On the other hand, if we take Revelation 1:1 at face value and interpret this entire prophecy as an “unveiling of Jesus Christ” and an “unveiling” of “what must soon take place,” then both the events described and the time frame the events are placed in must be interpreted literally.

Ultimately, God’s great plan of redemption culminates in the establishment of the Kingdom of God on earth, from which Christ our Coming King will reign eternally with His saints over the entire universe from the “new Jerusalem” (Rev. 21:2), established upon Mt. Zion in “a new heaven and a new earth, the home of righteousness” (2 Peter 3:13). Christ’s throne and our eternal, heavenly home, once Christ returns, will be located on earth.

Completing the Great Commission

Between the Resurrection and ascension, Jesus focused His final teaching to His disciples about His coming Kingdom:

After his suffering, he showed himself to these men and gave many convincing proofs that he was alive. He appeared to them over a period of forty days and spoke about the kingdom of God (Acts 1:3).

This then became the message of the Early Church (Acts 8:12). The importance of this concept is so central to the gospel that the Book of Acts closes with this commentary on the ongoing ministry of the apostle Paul as a prisoner in Rome: “Boldly and without hindrance he preached the kingdom of God and taught about the Lord Jesus Christ” (Acts 28:31).

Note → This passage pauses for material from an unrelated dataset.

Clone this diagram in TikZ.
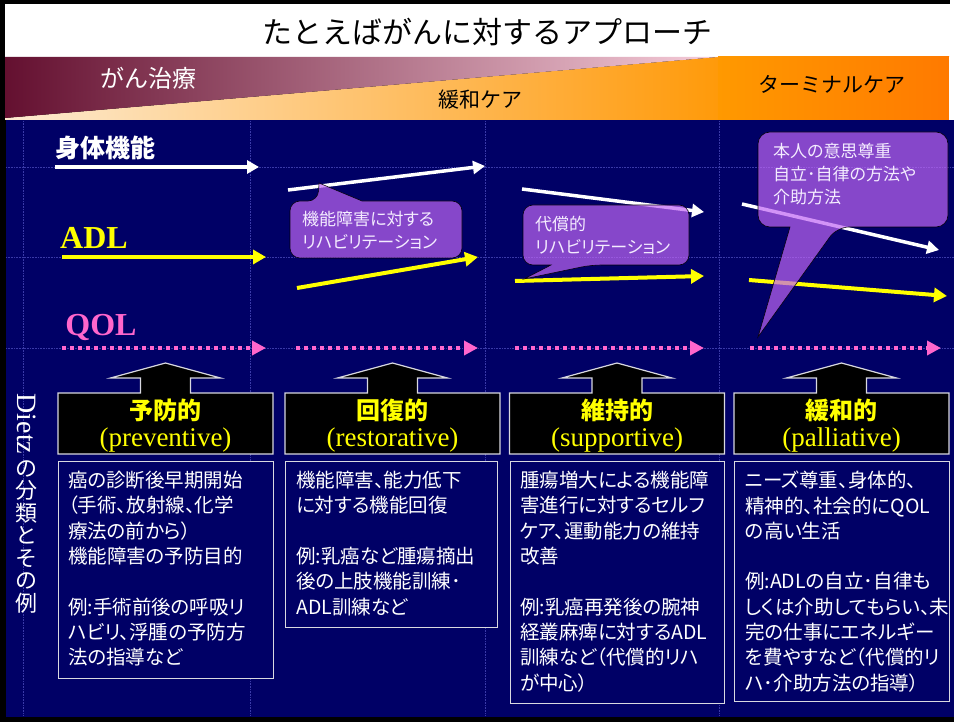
\documentclass[tikz,border=0pt]{standalone}
\usepackage{fontspec}
\setmainfont{Liberation Serif}
\newfontfamily\jp{Noto Sans CJK JP}
\newfontfamily\jpp{Noto Sans CJK JP}[RawFeature=+palt]
\usetikzlibrary{arrows.meta}
\definecolor{navy}{HTML}{000066}
\definecolor{gridc}{HTML}{3A3AA8}
\definecolor{maroon1}{HTML}{641030}
\definecolor{pink1}{HTML}{E85C7E}
\definecolor{pink2}{HTML}{F6CCD9}
\definecolor{cream1}{HTML}{FDEBD2}
\definecolor{orange1}{HTML}{FFBE55}
\definecolor{orange2}{HTML}{FF9A0A}
\definecolor{orange3}{HTML}{FF9900}
\definecolor{orange4}{HTML}{FF7A00}
\definecolor{qolpink}{HTML}{FF66CC}
\definecolor{adlyellow}{HTML}{FFFF00}
\definecolor{callfill}{HTML}{C066F5}
\definecolor{calltext}{HTML}{F4ECFF}
\definecolor{boxline}{HTML}{D8D8E0}
\begin{document}
\begin{tikzpicture}[x=1pt,y=-1pt,
  gridline/.style={gridc, line width=0.6pt, densely dotted},
  whitearrow/.style={white, line width=3.5pt, -{Triangle[length=12pt,width=13pt]}},
  yellowarrow/.style={adlyellow, line width=4pt, -{Triangle[length=13pt,width=14pt]}},
  qolarrow/.style={qolpink, line width=4pt, dash pattern=on 4pt off 4pt, -{Triangle[length=14pt,width=14pt]}},
  callout/.style={fill=callfill, fill opacity=0.7, draw=black, draw opacity=0.9, line width=0.6pt},
  calltxt/.style={anchor=north west, inner sep=0pt, align=left, text=calltext, font={\jpp\fontsize{17}{23}\selectfont}},
  hdrshape/.style={fill=black, draw=boxline, line width=1.2pt},
  hdrjp/.style={text=adlyellow, inner sep=0pt, font={\jp\bfseries\fontsize{24}{26}\selectfont}},
  hdren/.style={text=adlyellow, inner sep=0pt, font={\fontsize{27}{29}\selectfont}},
  cbox/.style={draw=boxline, fill=navy, line width=1.2pt, anchor=north west, inner sep=0pt},
  ctext/.style={anchor=north west, inner sep=0pt, align=left, text=white, font={\jpp\fontsize{19.5}{25.3}\selectfont}},
  lbl/.style={inner sep=0pt}
]
\useasboundingbox (0,0) rectangle (954,722);
% frame and backgrounds
\fill[black] (0,0) rectangle (954,722);
\fill[white] (5,4) rectangle (954,57);
\fill[white] (950,0) rectangle (954,4);
\fill[navy] (6,120) rectangle (954,717);
% header band
\shade[left color=cream1, middle color=orange1, right color=orange2] (5,118) -- (718,57) -- (718,120) -- (5,120) -- cycle;
\shade[left color=maroon1, middle color=pink1, right color=pink2] (5,57) -- (718,57) -- (5,118) -- cycle;
\shade[left color=orange3, right color=orange4] (718,57) rectangle (949,120);
\fill[white] (949,57) rectangle (954,120);
% grid lines
\foreach \gx in {23,250,485,719} { \draw[gridline] (\gx,121) -- (\gx,716); }
\foreach \gy in {167,257,348} { \draw[gridline] (6,\gy) -- (954,\gy); }
% title and band texts
\node[lbl, font={\jp\fontsize{30}{32}\selectfont}] (title) at (487,32) {たとえばがんに対するアプローチ};
\node[lbl, text=white, font={\jp\fontsize{24}{26}\selectfont}] (cure) at (148,78) {がん治療};
\node[lbl, font={\jp\fontsize{21}{23}\selectfont}] (palli) at (480,100) {緩和ケア};
\node[lbl, font={\jp\fontsize{21}{23}\selectfont}] (term) at (832,84) {ターミナルケア};
% row labels
\node[lbl, text=white, font={\jp\bfseries\fontsize{25}{27}\selectfont}] (body) at (106,148) {身体機能};
\node[lbl, text=adlyellow, font={\bfseries\fontsize{32}{34}\selectfont}] (adl) at (94,238) {ADL};
\node[lbl, text=qolpink, font={\bfseries\fontsize{32}{34}\selectfont}] (qol) at (101,327) {QOL};
% vertical label
\node[lbl, text=white, rotate=-90, font={\fontsize{28}{30}\selectfont}] (dietz) at (27,424) {Dietz};
\node[lbl, text=white, align=center, font={\jp\fontsize{22}{22.5}\selectfont}] (dietzjp) at (27,537) {の\\分\\類\\と\\そ\\の\\例};
% arrow end points
\coordinate (w1s) at (55,167);  \coordinate (w1e) at (259,167);
\coordinate (w2s) at (288,190); \coordinate (w2e) at (485,166);
\coordinate (w3s) at (522,189); \coordinate (w3e) at (704,212);
\coordinate (w4s) at (742,204); \coordinate (w4e) at (939,250);
\coordinate (y1s) at (62,257);  \coordinate (y1e) at (266,257);
\coordinate (y2s) at (297,288); \coordinate (y2e) at (478,257);
\coordinate (y3s) at (515,281); \coordinate (y3e) at (704,276);
\coordinate (y4s) at (749,280); \coordinate (y4e) at (947,296);
\coordinate (q1s) at (62,348);  \coordinate (q1e) at (266,348);
\coordinate (q2s) at (296,348); \coordinate (q2e) at (478,348);
\coordinate (q3s) at (515,348); \coordinate (q3e) at (704,348);
\coordinate (q4s) at (750,348); \coordinate (q4e) at (941,348);
\foreach \i in {1,2,3,4} {
  \draw[whitearrow] (w\i s) -- (w\i e);
  \draw[yellowarrow] (y\i s) -- (y\i e);
  \draw[qolarrow] (q\i s) -- (q\i e);
}
% callouts
\draw[callout, rounded corners=10pt] (290,258) -- (290,201) -- (318,201) [sharp corners] -- (319,183) -- (362,201) [rounded corners=10pt] -- (462,201) -- (462,258) -- cycle;
\draw[callout, rounded corners=10pt] (523,205) -- (689,205) -- (689,265) -- (591,265) [sharp corners] -- (524,279) -- (551,265) [rounded corners=10pt] -- (523,265) -- cycle;
\draw[callout, rounded corners=12pt] (758,132) -- (948,132) -- (948,227) -- (837,227) [sharp corners] -- (758,337) -- (790,227) [rounded corners=12pt] -- (758,227) -- cycle;
\node[calltxt] (c1) at (302,211) {機能障害に対する\\リハビリテーション};
\node[calltxt] (c2) at (535,216) {代償的\\リハビリテーション};
\node[calltxt] (c3) at (773,143) {本人の意思尊重\\自立･自律の方法や\\介助方法};
% header block arrows
\foreach \c/\n/\jt/\et in {165.5/A/予防的/preventive, 392.5/B/回復的/restorative, 617/C/維持的/supportive, 841.5/D/緩和的/palliative} {
  \draw[hdrshape] (\c-107.5,454) -- (\c-107.5,393) -- (\c-25,393) -- (\c-25,378) -- (\c-55,378) -- (\c,363) -- (\c+55,378) -- (\c+25,378) -- (\c+25,393) -- (\c+107.5,393) -- (\c+107.5,454) -- cycle;
  \node[hdrjp] (h\n1) at (\c,410) {\jt};
  \node[hdren] (h\n2) at (\c,440) {(\et)};
}
% content boxes
\node[cbox, minimum width=215pt, minimum height=217pt] (boxA) at (58,461) {};
\node[cbox, minimum width=212pt, minimum height=166pt] (boxB) at (285,461) {};
\node[cbox, minimum width=214pt, minimum height=242pt] (boxC) at (510,461) {};
\node[cbox, minimum width=215pt, minimum height=240pt] (boxD) at (734,461) {};
\node[ctext] (tA) at (68,471) {癌の診断後早期開始\\（手術、放射線、化学\\療法の前から）\\機能障害の予防目的\\[25.3pt]例:手術前後の呼吸リ\\ハビリ、浮腫の予防方\\法の指導など};
\node[ctext] (tB) at (296,471) {機能障害、能力低下\\に対する機能回復\\[25.3pt]例:乳癌など腫瘍摘出\\後の上肢機能訓練･\\ADL訓練など};
\node[ctext] (tC) at (520,471) {腫瘍増大による機能障\\害進行に対するセルフ\\ケア、運動能力の維持\\改善\\[25.3pt]例:乳癌再発後の腕神\\経叢麻痺に対するADL\\訓練など（代償的リハ\\が中心）};
\node[ctext] (tD) at (745,471) {ニーズ尊重、身体的、\\精神的、社会的にQOL\\の高い生活\\[25.3pt]例:ADLの自立･自律も\\しくは介助してもらい、未\\完の仕事にエネルギー\\を費やすなど（代償的リ\\ハ･介助方法の指導）};
\end{tikzpicture}
\end{document}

This reality—Jesus Christ coming in great glory and power to establish the Kingdom of God on earth—is our principle motivation for completing the Great Commission in our lifetime. “And this gospel of the kingdom will be preached in the whole world as a testimony to all nations, and then the end will come” (Matt. 24:14).

This is “the gospel of the kingdom” we are to bring to the streets and to the nations: Jesus, God’s anointed Messiah, crucified and risen from the dead for the forgiveness of our sins, is coming back again to restore the inheritance to His people Israel, to establish the throne of His father David (Luke 1:32), reigning with the resurrected redeemed over all mankind from that time forth and forevermore!

Christ our Coming King and the establishment of His Kingdom on earth are unstoppable. All mankind will find itself either inside that Kingdom or else cast out forever as enemies of God who refused the mercy offered through the sacrifice of His Son, Jesus Christ. That day will come; the Kingdom of God on earth will be a reality, and all people need to repent now and become loyal servants of Jesus before it is too late.

The seventh angel sounded his trumpet, and there were loud voices in heaven, which said: “The kingdom of the world has become the kingdom of our Lord and of his Christ, and he will reign for ever and ever” (Rev. 11:15).